The extent to which the three major parties are seen to be ‘in the pocket’ of big business and pushing a discredited neo-liberal agenda may in the end do real damage to British democracy and could lead to even higher levels of voter disengagement.

Reconnecting with voters might be regarded by political observers as essential for all three parties. However, the perception that powerful lobbyists, private and corporate donors and multinational threats to relocate production (and accompanying beggar-thy-neighbour tax policies) are the real drivers of party policy may yet produce a coalition of citizens who are disillusioned with this politics as usual. Should this coalition find a sustained collective voice (either on the streets of Wall Street, Athens or London) and if a coherent set of demands emerges there may be the first cracks in the current political consensus. When 20,000 veterans of the First World War marched on Washington in the spring and summer of 1932 and set up a tent city opposite the Capitol - President Herbert Hoover (whose austerity measures were so unpopular) sent in four troops of cavalry and four companies of infantry to clear the encampment, which was torched. The failure of Hoover’s austerity measures led to the massive election victory of Roosevelt in November 1932 on the promise of a programme of employment through the New Deal.

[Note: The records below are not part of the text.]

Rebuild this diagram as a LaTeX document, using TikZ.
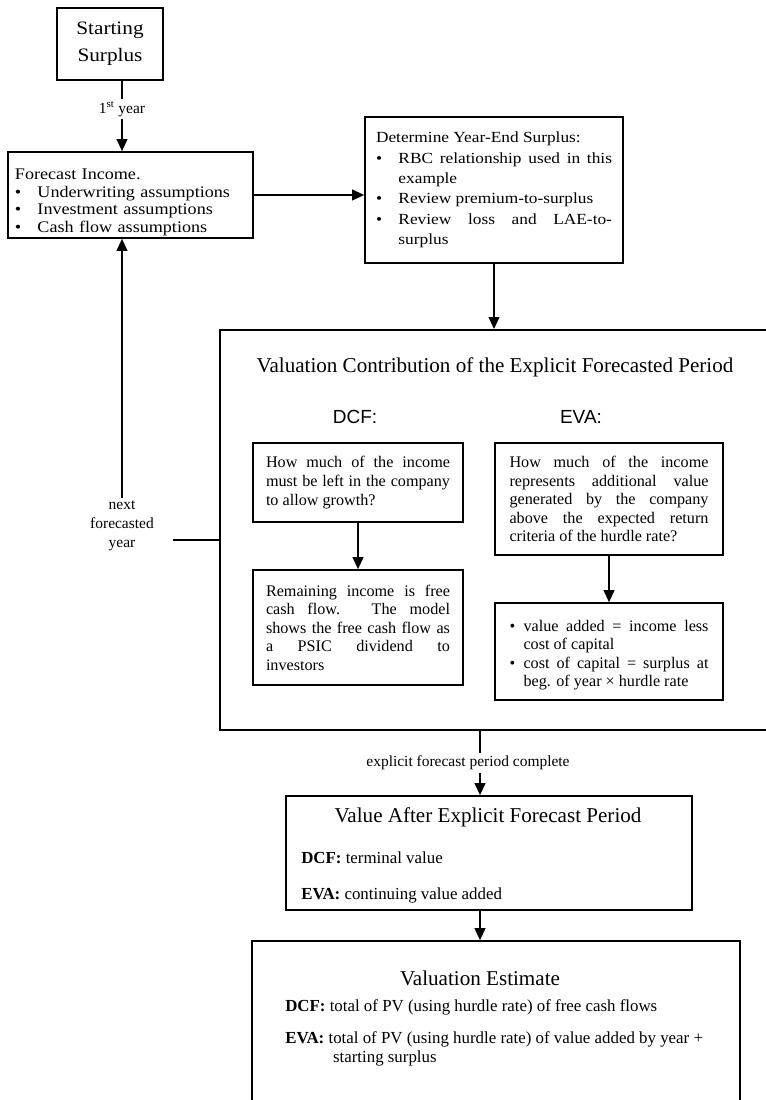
\documentclass[tikz,border=0pt]{standalone}
\usepackage{fontspec}
\setmainfont{Liberation Serif}
\setsansfont{Liberation Sans}
\newfontfamily\widefont[FakeStretch=1.12]{Liberation Serif}
\usetikzlibrary{arrows.meta,positioning,calc}
\setlength{\parindent}{0pt}
\tolerance=10000
\hbadness=10000
\newcommand{\bitem}[2][16pt]{\par\hangindent=#1\hangafter=1\noindent\makebox[#1][l]{\textbullet}#2\par}

\begin{document}
\begin{tikzpicture}[x=0.25mm, y=-0.25mm,
  box/.style={rectangle, draw, line width=1.2pt, inner sep=0pt},
  arrow/.style={-{Triangle[length=3mm, width=2.7mm]}, line width=1.1pt},
  itxt/.style={font=\fontsize{11.5}{13.2}\selectfont, align=justify},
  head/.style={font=\fontsize{15}{18}\selectfont},
  sub/.style={font=\sffamily\fontsize{13.5}{16}\selectfont},
  entry/.style={font=\fontsize{12}{13.5}\selectfont, anchor=west, inner sep=0pt},
  lbl/.style={font=\fontsize{11}{13.5}\selectfont, fill=white, inner sep=2pt, align=center}
]
\useasboundingbox (0,0) rectangle (766,1100);
\clip (0,0) rectangle (766,1100);

% start and first year
\node[box, minimum width=26.5mm, minimum height=18mm, align=center,
      font=\widefont\fontsize{13.5}{19}\selectfont] (start) at (110,44) {Starting\\Surplus};

\node[box, minimum width=61.25mm, minimum height=21.5mm, text width=57.75mm, align=left,
      font=\widefont\fontsize{11.5}{12.6}\selectfont] (fcst) at (130.5,195) {\rule{0pt}{18pt}Forecast Income.
  \bitem{Underwriting assumptions}
  \bitem{Investment assumptions}
  \bitem{Cash flow assumptions}};

\node[box, minimum width=64.5mm, minimum height=36.5mm, text width=59mm, align=justify,
      font=\widefont\fontsize{11}{14.5}\selectfont] (det) at (494,190) {Determine Year-End Surplus:
  \bitem{RBC relationship used in this\linebreak example}
  \bitem{Review premium-to-surplus}
  \bitem{Review loss and LAE-to-\linebreak surplus}};

% explicit forecast period
\node[box, line width=1.4pt, minimum width=145mm, minimum height=100mm] (big) at (510,530) {};
\node[head] (bigttl) at (495,367) {Valuation Contribution of the Explicit Forecasted Period};
\node[sub] (dcfhd) at (355,417) {DCF:};
\node[sub] (evahd) at (581,417) {EVA:};

\node[box, itxt, minimum width=52.5mm, minimum height=19.75mm, text width=46mm] (dcfq) at (358,482.5)
  {How much of the income\linebreak must be left in the company\linebreak to allow growth?};
\node[box, itxt, minimum width=52.5mm, minimum height=28.75mm, text width=46mm] (dcfa) at (358,627.5)
  {Remaining income is free\linebreak cash flow. The model\linebreak shows the free cash flow as\linebreak a PSIC dividend to\linebreak investors};

\node[box, itxt, minimum width=57mm, minimum height=28mm, text width=49.75mm] (evaq) at (609,499)
  {How much of the income\linebreak represents additional value\linebreak generated by the company\linebreak above the expected return\linebreak criteria of the hurdle rate?};
\node[box, itxt, minimum width=57mm, minimum height=24.25mm, text width=49.75mm] (evaa) at (609,651.5)
  {\bitem[10pt]{value added = income less\linebreak cost of capital}
   \bitem[10pt]{cost of capital = surplus at\linebreak beg. of year × hurdle rate}};

\node[lbl, fill=none] (nxt) at (122,526) {next\\forecasted\\year};
\coordinate (nl) at (173,540);
\coordinate (spine) at (480,0);

% after the explicit period
\node[box, minimum width=101.5mm, minimum height=28.5mm] (val) at (489,853) {};
\node[head] (valttl) at (488,817) {Value After Explicit Forecast Period};
\node[entry] (valdcf) at (301,858) {\textbf{DCF:} terminal value};
\node[entry] (valeva) at (301,895) {\textbf{EVA:} continuing value added};

\node[box, minimum width=122mm, minimum height=50mm] (est) at (496,1041) {};
\node[head] (estttl) at (480,978) {Valuation Estimate};
\node[entry] (estdcf) at (285,1007) {\textbf{DCF:} total of PV (using hurdle rate) of free cash flows};
\node[entry, anchor=north west, align=left] (esteva) at (285,1031)
  {\textbf{EVA:} total of PV (using hurdle rate) of value added by year +\\\hspace*{34pt}starting surplus};

% connectors
\draw[arrow] (start.south -| nxt) -- node[lbl, pos=0.4]{1\textsuperscript{st} year} (fcst.north -| nxt);
\draw[arrow] (fcst.east) -- (fcst.east -| det.west);
\draw[arrow] (det.south) -- (det.south |- big.north);
\draw[arrow] (dcfq.south) -- (dcfa.north);
\draw[arrow] (evaq.south) -- (evaa.north);
\draw[line width=1.1pt] (nl -| big.west) -- (nl);
\draw[arrow] (nxt.north) -- (nxt.north |- fcst.south);
\draw[arrow] (big.south -| spine) -- node[lbl, xshift=-3mm]{explicit forecast period complete} (val.north -| spine);
\draw[arrow] (val.south -| spine) -- (est.north -| spine);

\end{tikzpicture}
\end{document}
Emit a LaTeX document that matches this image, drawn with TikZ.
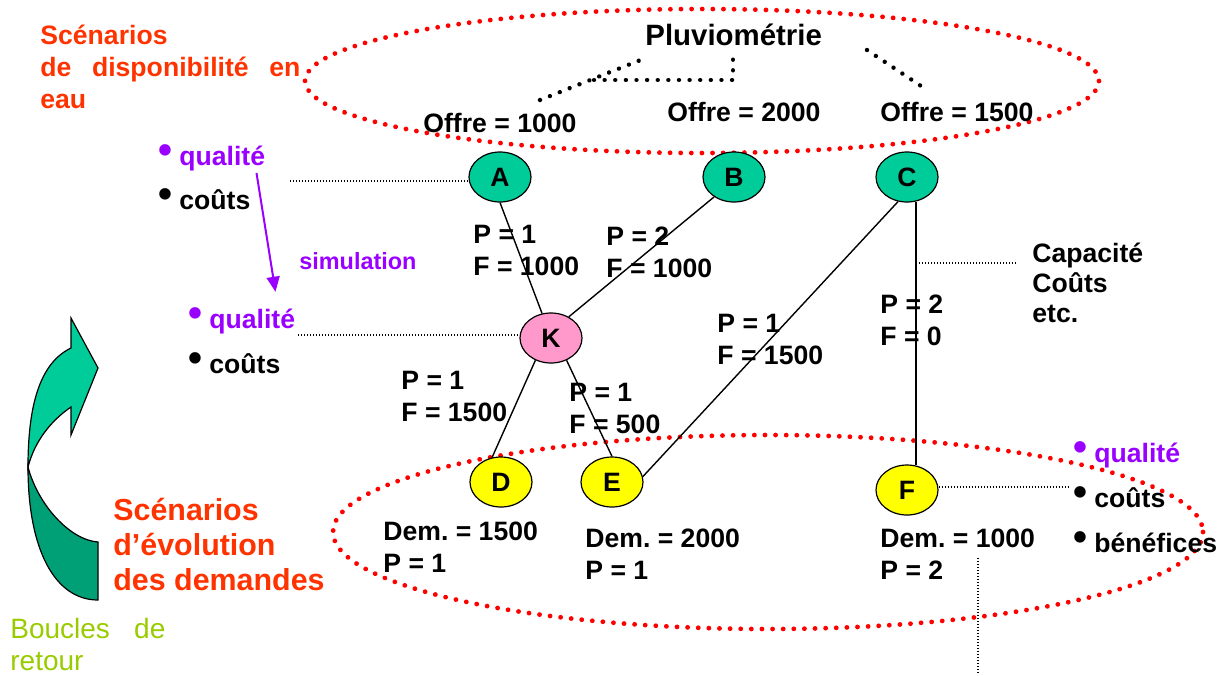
\documentclass[tikz,border=0pt]{standalone}
\usepackage{fontspec}
\setmainfont{Liberation Sans}
\usepackage{graphicx}
\usetikzlibrary{shapes.geometric,arrows.meta}

\definecolor{scenred}{HTML}{FF3300}
\definecolor{simpurple}{HTML}{9900FF}
\definecolor{loopgreen}{HTML}{99CC00}
\definecolor{supply}{HTML}{00CC99}
\definecolor{hub}{HTML}{FF99CC}
\definecolor{demand}{HTML}{FFFF00}
\definecolor{arrowlight}{HTML}{00CC99}
\definecolor{arrowdark}{HTML}{00A077}

\newcommand{\blt}{\raisebox{1pt}{\scalebox{1.5}{\textbullet}}\hspace{3.5pt}}

\tikzset{
  site/.style={ellipse, draw, line width=0.6pt, minimum width=31pt, minimum height=25pt,
    inner sep=0pt, font=\bfseries\fontsize{13.3}{16}\selectfont},
  lbl/.style={anchor=base west, inner sep=0pt, align=left,
    font=\bfseries\fontsize{13.3}{16}\selectfont},
  link/.style={line width=0.7pt},
  thindot/.style={line width=0.6pt, dash pattern=on 0.6pt off 0.9pt},
  bigdots/.style={line width=2.4pt, line cap=round, dash pattern=on 0.01pt off 5.3pt},
}

\begin{document}
\frenchspacing
\begin{tikzpicture}[x=0.5pt, y=-0.5pt]
\useasboundingbox (0,0) rectangle (1219,675);

% Scenario ellipses (red dots)
\draw[bigdots, red] (702,81) ellipse [x radius=397, y radius=72];
\draw[bigdots, red] (768,532) ellipse [x radius=435, y radius=97];

% Rainfall and the three supply levels
\node[lbl, font=\bfseries\fontsize{14.7}{17}\selectfont] (pluvio) at (645,45) {Pluviométrie};
\draw[bigdots, line width=2.2pt] (540,100) -- (643,59);
\draw[bigdots, line width=2.2pt] (594,80) -- (733,80) -- (733,59);
\draw[bigdots, line width=2.2pt] (867,50) -- (921,86);
\node[lbl] (of1) at (423,132) {Offre = 1000};
\node[lbl] (of2) at (667,121) {Offre = 2000};
\node[lbl] (of3) at (880,121) {Offre = 1500};

% Network nodes
\node[site, fill=supply] (A) at (500,177) {A};
\node[site, fill=supply] (B) at (734,177) {B};
\node[site, fill=supply] (C) at (907,177) {C};
\node[site, fill=hub] (K) at (551,338) {K};
\node[site, fill=demand] (D) at (501,482) {D};
\node[site, fill=demand] (E) at (612,482) {E};
\node[site, fill=demand] (F) at (907,490) {F};

% Links
\draw[link] (A.south) -- (K.110);
\draw[link] (B.225) -- (K.50);
\draw[link] (K.235) -- (D.110);
\draw[link] (K.305) -- (E.north);
\draw[link] (C.250) -- (E.10);
\draw[link] (C.290) -- (F.70);

% Link labels (anchored on the last line)
\node[lbl] (pak) at (473,275) {P = 1\\F = 1000};
\node[lbl] (pbk) at (606,277) {P = 2\\F = 1000};
\node[lbl] (pce) at (717,364) {P = 1\\F = 1500};
\node[lbl] (pcf) at (880,345) {P = 2\\F = 0};
\node[lbl] (pkd) at (401,421) {P = 1\\F = 1500};
\node[lbl] (pke) at (569,433) {P = 1\\F = 500};

% Demands
\node[lbl] (dd) at (383,572) {Dem. = 1500\\P = 1};
\node[lbl] (de) at (585,579) {Dem. = 2000\\P = 1};
\node[lbl] (df) at (880,579) {Dem. = 1000\\P = 2};

% Left titles
\node[lbl, text=scenred] (scen1) at (40,108)
  {Scénarios\\\makebox[130pt][s]{de disponibilité en}\\eau};
\node[lbl, text=scenred, font=\bfseries\fontsize{15.2}{17.5}\selectfont] (scen2) at (113,590)
  {Scénarios\\d’évolution\\des demandes};
\node[lbl, text=loopgreen, font=\fontsize{14}{16}\selectfont] (loop) at (10,670)
  {\makebox[77.5pt][s]{Boucles de}\\retour};

% Feedback arrow
\draw[fill=arrowdark, line width=0.6pt] (28,467) .. controls (28,550) and (55,600) .. (98,600)
  -- (98,542) .. controls (70,540) and (38,505) .. (28,467) -- cycle;
\draw[fill=arrowlight, line width=0.6pt] (28,467) .. controls (28,400) and (42,362) .. (71,348)
  -- (71,318) -- (98,368) -- (71,435) -- (71,407) .. controls (52,420) and (35,440) .. (28,467) -- cycle;

% Criteria at the supply side and after simulation
\node[lbl, text=simpurple] (q1) at (158,165) {\blt qualité};
\node[lbl] (c1) at (158,209) {\blt coûts};
\node[lbl, text=simpurple] (q2) at (188,328) {\blt qualité};
\node[lbl] (c2) at (188,373) {\blt coûts};
\draw[simpurple, line width=1pt, -{Triangle[length=7.5pt,width=6.5pt]}]
  ([xshift=-4.5pt,yshift=-1pt]q1.south east) -- ([xshift=-10pt,yshift=7.5pt]q2.north east);
\node[lbl, text=simpurple, font=\bfseries\fontsize{11.7}{14}\selectfont] (sim) at (299,269) {simulation};

% Criteria at the demand side
\node[lbl, text=simpurple] (q3) at (1073,462) {\blt qualité};
\node[lbl] (c3) at (1073,507) {\blt coûts};
\node[lbl] (b3) at (1073,552) {\blt bénéfices};

% Attributes of the links
\node[lbl, font=\bfseries\fontsize{13.3}{15}\selectfont] (capa) at (1032,322) {Capacité\\Coûts\\etc.};

% Fine dotted leaders
\coordinate (qa) at (290,181);
\coordinate (qk) at (298,335);
\coordinate (cl) at (1017,263);
\coordinate (fr) at (1070,487);
\coordinate (vt) at (978,558);
\coordinate (vb) at (978,673);
\draw[thindot] (qa) -- (A.west |- qa);
\draw[thindot] (qk) -- (K.west |- qk);
\draw[thindot] (C.290 |- cl) -- (cl);
\draw[thindot] (F.east |- fr) -- (fr);
\draw[thindot] (vt) -- (vb);

\end{tikzpicture}
\end{document}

The lessons of history seem blindingly clear as the satirical magazine the Onion recently noted.

Should a similar movement of civil disobedience provoke public sympathy either here or in the US there is a chance for the kind of movement that could make real demands on a system that has appeared deaf to alternative strategies for dealing with the current economic crisis. At that point real political differences between the parties could make a comeback and our democracy would be all the healthier for that.